--- START ---

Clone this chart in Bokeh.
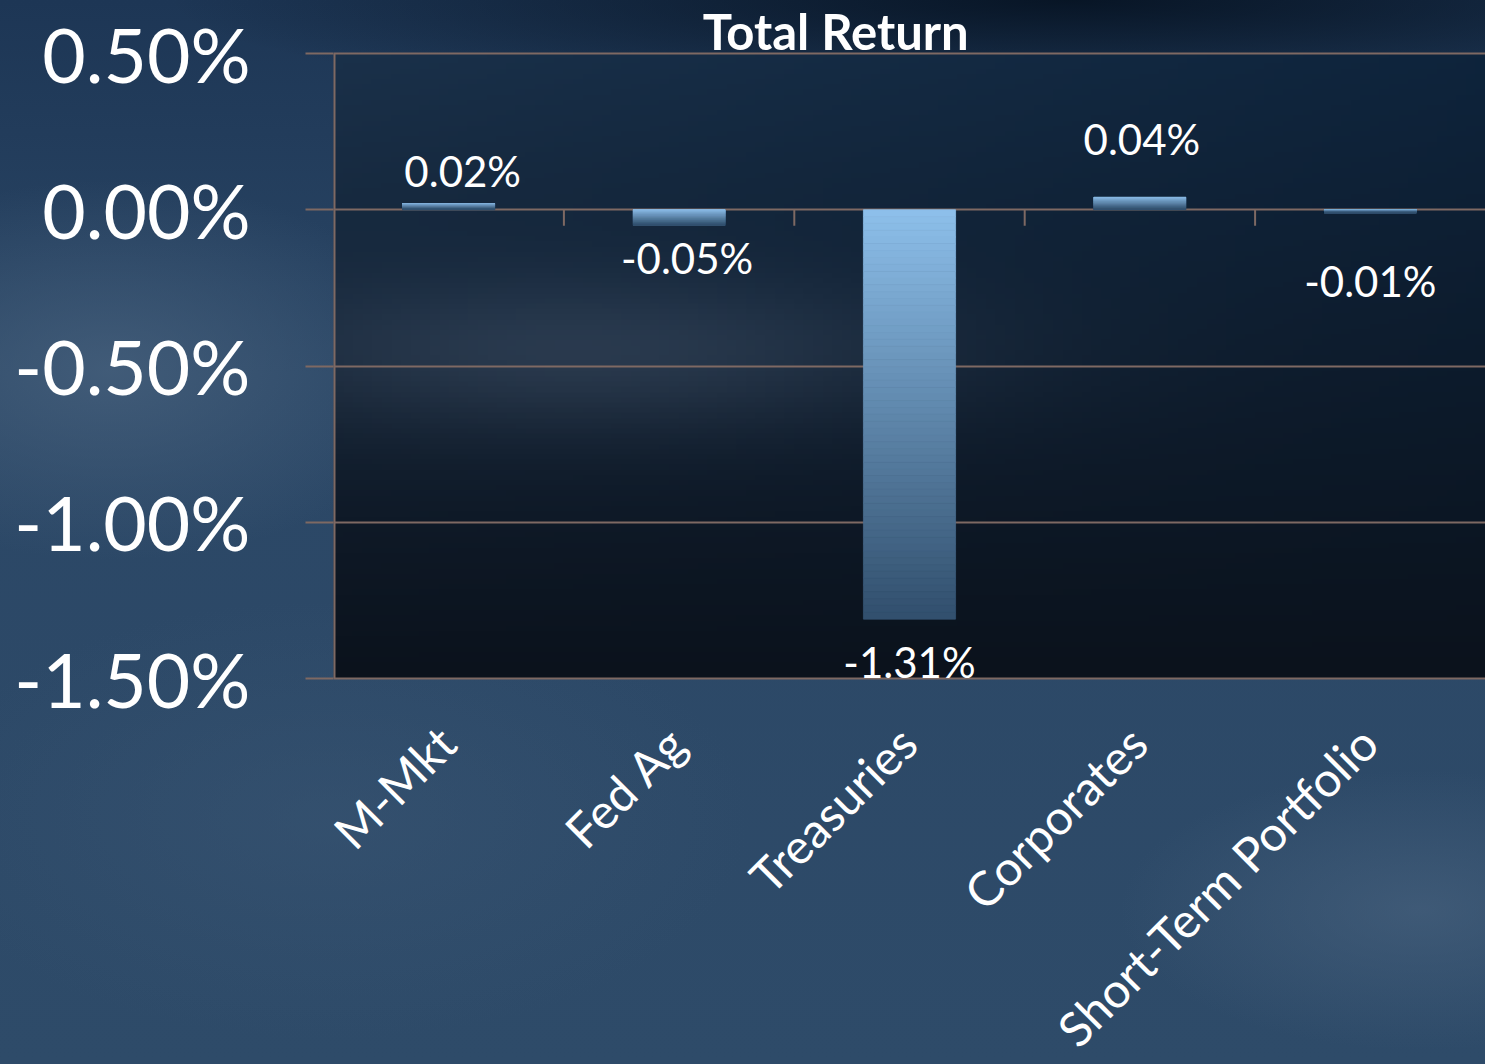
import math
import numpy as np
from bokeh.plotting import figure
from bokeh.models import FixedTicker, Label, ColumnDataSource
from bokeh.core.properties import value
from bokeh.embed import file_html
from bokeh.resources import INLINE

categories = ["M-Mkt", "Fed Ag", "Treasuries", "Corporates", "Short-Term Portfolio"]
returns = [0.02, -0.05, -1.31, 0.04, -0.01]
value_labels = ["0.02%", "-0.05%", "-1.31%", "0.04%", "-0.01%"]
y_ticks = [0.5, 0.0, -0.5, -1.0, -1.5]
y_tick_labels = ["0.50%", "0.00%", "-0.50%", "-1.00%", "-1.50%"]
chart_title = "Total Return"

# label nudges in pixels (style only, as placed in the original)
label_dx = [14, 8, 0, 2, 0]
label_dy = [0, 0, 10, -25, 35]

FONT = "Lato"
GRID = "#7e6963"
BAR_TOP = np.array([141, 191, 234])
BAR_BOTTOM = np.array([50, 80, 110])
BAR_WIDTH = 0.4
Y_MIN, Y_MAX = -1.5, 0.5
PX = 312.5                # pixels per 1% on the value scale
PAD_TOP = 53 / PX         # room above the plot area for the title
PAD_BOTTOM = 386 / PX     # room below the plot area for category labels

n = len(categories)
centers = [i + 0.5 for i in range(n)]

p = figure(width=1485, height=1064, x_range=(0, n),
           y_range=(Y_MIN - PAD_BOTTOM, Y_MAX + PAD_TOP),
           output_backend="svg", toolbar_location=None,
           min_border_left=333, min_border_right=0, min_border_top=0, min_border_bottom=0)
p.border_fill_alpha = 0
p.background_fill_alpha = 0
p.outline_line_color = None
p.styles = {"background": (
    "radial-gradient(ellipse 900px 110px at 72% 0px, rgba(7,20,36,0.97) 0%, rgba(7,20,36,0) 100%), "
    "radial-gradient(ellipse 330px 190px at 110px 370px, rgba(72,98,126,0.75) 0%, rgba(72,98,126,0) 100%), "
    "radial-gradient(ellipse 300px 140px at 1420px 910px, rgba(74,100,128,0.6) 0%, rgba(74,100,128,0) 100%), "
    "radial-gradient(ellipse 420px 220px at 330px 820px, rgba(58,86,116,0.5) 0%, rgba(58,86,116,0) 100%), "
    "linear-gradient(180deg, #1d3655 0%, #2b4766 35%, #2e4b69 100%)")}

# plot-area background gradient (style only)
H, W = 120, 120
yy = np.linspace(0, 1, H)[:, None]  # 0 bottom, 1 top
xx = np.linspace(0, 1, W)[None, :]
top_c = np.array([14, 36, 60])
bot_c = np.array([11, 18, 28])
base = bot_c[None, None, :] * (1 - yy[..., None]) + top_c[None, None, :] * yy[..., None]
streak = 24 * np.exp(-((xx - 0.22) ** 2) / (2 * 0.22 ** 2) - ((yy - 0.52) ** 2) / (2 * 0.09 ** 2))
corner = 12 * (1 - xx) * yy
rgb = base + (streak + corner)[..., None] * np.array([1.0, 1.05, 1.15])[None, None, :]
rgb = np.clip(rgb, 0, 255).astype(np.uint32)
img = (255 << 24) | (rgb[..., 2] << 16) | (rgb[..., 1] << 8) | rgb[..., 0]
bg = p.image_rgba(image=[img.astype(np.uint32)], x=0, y=Y_MIN, dw=n, dh=Y_MAX - Y_MIN)
bg.level = "image"

# bars drawn as gradient slices
N = 60
lefts, rights, tops, bottoms, colors = [], [], [], [], []
for c, v in zip(centers, returns):
    hi, lo = max(v, 0.0), min(v, 0.0)
    edges = np.linspace(hi, lo, N + 1)
    for k in range(N):
        t = k / (N - 1)
        col = (BAR_TOP * (1 - t) + BAR_BOTTOM * t).astype(int)
        lefts.append(c - BAR_WIDTH / 2)
        rights.append(c + BAR_WIDTH / 2)
        tops.append(edges[k])
        bottoms.append(edges[k + 1])
        colors.append("#%02x%02x%02x" % tuple(col))
p.quad(left=lefts, right=rights, top=tops, bottom=bottoms, fill_color=colors,
       line_color=colors, line_width=0.8)

# value axis line (limited to the value range)
p.segment(x0=[0], y0=[Y_MIN], x1=[0], y1=[Y_MAX], line_color=GRID, line_width=4)

# category boundary ticks on the zero line
p.ray(x=list(range(1, n)), y=[0] * (n - 1), length=16, length_units="screen",
      angle=-math.pi / 2, line_color=GRID, line_width=2)

# data labels
src = ColumnDataSource(dict(
    x=centers, y=returns, t=value_labels,
    base=["bottom" if v >= 0 else "top" for v in returns],
    yoff=[(-8 if v >= 0 else 8) + d for v, d in zip(returns, label_dy)],
    xoff=label_dx,
))
p.text(x="x", y="y", text="t", source=src, text_align="center", text_baseline="base",
       x_offset="xoff", y_offset="yoff", text_color="white", text_font=value(FONT),
       text_font_size="42px")

# category labels, slanted, under the plot area
cat_src = ColumnDataSource(dict(x=centers, y=[Y_MIN] * n, t=categories))
p.text(x="x", y="y", text="t", source=cat_src, angle=math.pi / 4, text_align="right",
       text_baseline="middle", x_offset=-2, y_offset=56, text_color="white",
       text_font=value(FONT), text_font_size="48px")

# title
p.add_layout(Label(x=2.18, y=Y_MAX + 23 / PX, text=chart_title, text_align="center",
                   text_baseline="alphabetic", text_color="white", text_font=FONT,
                   text_font_size="49px", text_font_style="bold"))

# grid
p.xgrid.visible = False
p.ygrid.ticker = FixedTicker(ticks=y_ticks)
p.ygrid.grid_line_color = GRID
p.ygrid.grid_line_width = 2

# y axis
ya = p.yaxis[0]
ya.ticker = FixedTicker(ticks=y_ticks)
ya.major_label_overrides = {t: l for t, l in zip(y_ticks, y_tick_labels)}
ya.axis_line_color = None
ya.major_tick_line_color = GRID
ya.major_tick_line_width = 2
ya.major_tick_out = 28
ya.major_tick_in = 0
ya.minor_tick_line_color = None
ya.major_label_standoff = 55
ya.major_label_text_font = FONT
ya.major_label_text_font_size = "75px"
ya.major_label_text_color = "white"

p.xaxis.visible = False

open("out.html", "w").write(file_html(p, INLINE))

--- END ---

The exercise: Quote all the lines above exactly as given. Do not include the pictures.

The reply:
Clone this chart in Bokeh.
import math
import numpy as np
from bokeh.plotting import figure
from bokeh.models import FixedTicker, Label, ColumnDataSource
from bokeh.core.properties import value
from bokeh.embed import file_html
from bokeh.resources import INLINE

categories = ["M-Mkt", "Fed Ag", "Treasuries", "Corporates", "Short-Term Portfolio"]
returns = [0.02, -0.05, -1.31, 0.04, -0.01]
value_labels = ["0.02%", "-0.05%", "-1.31%", "0.04%", "-0.01%"]
y_ticks = [0.5, 0.0, -0.5, -1.0, -1.5]
y_tick_labels = ["0.50%", "0.00%", "-0.50%", "-1.00%", "-1.50%"]
chart_title = "Total Return"

# label nudges in pixels (style only, as placed in the original)
label_dx = [14, 8, 0, 2, 0]
label_dy = [0, 0, 10, -25, 35]

FONT = "Lato"
GRID = "#7e6963"
BAR_TOP = np.array([141, 191, 234])
BAR_BOTTOM = np.array([50, 80, 110])
BAR_WIDTH = 0.4
Y_MIN, Y_MAX = -1.5, 0.5
PX = 312.5                # pixels per 1% on the value scale
PAD_TOP = 53 / PX         # room above the plot area for the title
PAD_BOTTOM = 386 / PX     # room below the plot area for category labels

n = len(categories)
centers = [i + 0.5 for i in range(n)]

p = figure(width=1485, height=1064, x_range=(0, n),
           y_range=(Y_MIN - PAD_BOTTOM, Y_MAX + PAD_TOP),
           output_backend="svg", toolbar_location=None,
           min_border_left=333, min_border_right=0, min_border_top=0, min_border_bottom=0)
p.border_fill_alpha = 0
p.background_fill_alpha = 0
p.outline_line_color = None
p.styles = {"background": (
    "radial-gradient(ellipse 900px 110px at 72% 0px, rgba(7,20,36,0.97) 0%, rgba(7,20,36,0) 100%), "
    "radial-gradient(ellipse 330px 190px at 110px 370px, rgba(72,98,126,0.75) 0%, rgba(72,98,126,0) 100%), "
    "radial-gradient(ellipse 300px 140px at 1420px 910px, rgba(74,100,128,0.6) 0%, rgba(74,100,128,0) 100%), "
    "radial-gradient(ellipse 420px 220px at 330px 820px, rgba(58,86,116,0.5) 0%, rgba(58,86,116,0) 100%), "
    "linear-gradient(180deg, #1d3655 0%, #2b4766 35%, #2e4b69 100%)")}

# plot-area background gradient (style only)
H, W = 120, 120
yy = np.linspace(0, 1, H)[:, None]  # 0 bottom, 1 top
xx = np.linspace(0, 1, W)[None, :]
top_c = np.array([14, 36, 60])
bot_c = np.array([11, 18, 28])
base = bot_c[None, None, :] * (1 - yy[..., None]) + top_c[None, None, :] * yy[..., None]
streak = 24 * np.exp(-((xx - 0.22) ** 2) / (2 * 0.22 ** 2) - ((yy - 0.52) ** 2) / (2 * 0.09 ** 2))
corner = 12 * (1 - xx) * yy
rgb = base + (streak + corner)[..., None] * np.array([1.0, 1.05, 1.15])[None, None, :]
rgb = np.clip(rgb, 0, 255).astype(np.uint32)
img = (255 << 24) | (rgb[..., 2] << 16) | (rgb[..., 1] << 8) | rgb[..., 0]
bg = p.image_rgba(image=[img.astype(np.uint32)], x=0, y=Y_MIN, dw=n, dh=Y_MAX - Y_MIN)
bg.level = "image"

# bars drawn as gradient slices
N = 60
lefts, rights, tops, bottoms, colors = [], [], [], [], []
for c, v in zip(centers, returns):
    hi, lo = max(v, 0.0), min(v, 0.0)
    edges = np.linspace(hi, lo, N + 1)
    for k in range(N):
        t = k / (N - 1)
        col = (BAR_TOP * (1 - t) + BAR_BOTTOM * t).astype(int)
        lefts.append(c - BAR_WIDTH / 2)
        rights.append(c + BAR_WIDTH / 2)
        tops.append(edges[k])
        bottoms.append(edges[k + 1])
        colors.append("#%02x%02x%02x" % tuple(col))
p.quad(left=lefts, right=rights, top=tops, bottom=bottoms, fill_color=colors,
       line_color=colors, line_width=0.8)

# value axis line (limited to the value range)
p.segment(x0=[0], y0=[Y_MIN], x1=[0], y1=[Y_MAX], line_color=GRID, line_width=4)

# category boundary ticks on the zero line
p.ray(x=list(range(1, n)), y=[0] * (n - 1), length=16, length_units="screen",
      angle=-math.pi / 2, line_color=GRID, line_width=2)

# data labels
src = ColumnDataSource(dict(
    x=centers, y=returns, t=value_labels,
    base=["bottom" if v >= 0 else "top" for v in returns],
    yoff=[(-8 if v >= 0 else 8) + d for v, d in zip(returns, label_dy)],
    xoff=label_dx,
))
p.text(x="x", y="y", text="t", source=src, text_align="center", text_baseline="base",
       x_offset="xoff", y_offset="yoff", text_color="white", text_font=value(FONT),
       text_font_size="42px")

# category labels, slanted, under the plot area
cat_src = ColumnDataSource(dict(x=centers, y=[Y_MIN] * n, t=categories))
p.text(x="x", y="y", text="t", source=cat_src, angle=math.pi / 4, text_align="right",
       text_baseline="middle", x_offset=-2, y_offset=56, text_color="white",
       text_font=value(FONT), text_font_size="48px")

# title
p.add_layout(Label(x=2.18, y=Y_MAX + 23 / PX, text=chart_title, text_align="center",
                   text_baseline="alphabetic", text_color="white", text_font=FONT,
                   text_font_size="49px", text_font_style="bold"))

# grid
p.xgrid.visible = False
p.ygrid.ticker = FixedTicker(ticks=y_ticks)
p.ygrid.grid_line_color = GRID
p.ygrid.grid_line_width = 2

# y axis
ya = p.yaxis[0]
ya.ticker = FixedTicker(ticks=y_ticks)
ya.major_label_overrides = {t: l for t, l in zip(y_ticks, y_tick_labels)}
ya.axis_line_color = None
ya.major_tick_line_color = GRID
ya.major_tick_line_width = 2
ya.major_tick_out = 28
ya.major_tick_in = 0
ya.minor_tick_line_color = None
ya.major_label_standoff = 55
ya.major_label_text_font = FONT
ya.major_label_text_font_size = "75px"
ya.major_label_text_color = "white"

p.xaxis.visible = False

open("out.html", "w").write(file_html(p, INLINE))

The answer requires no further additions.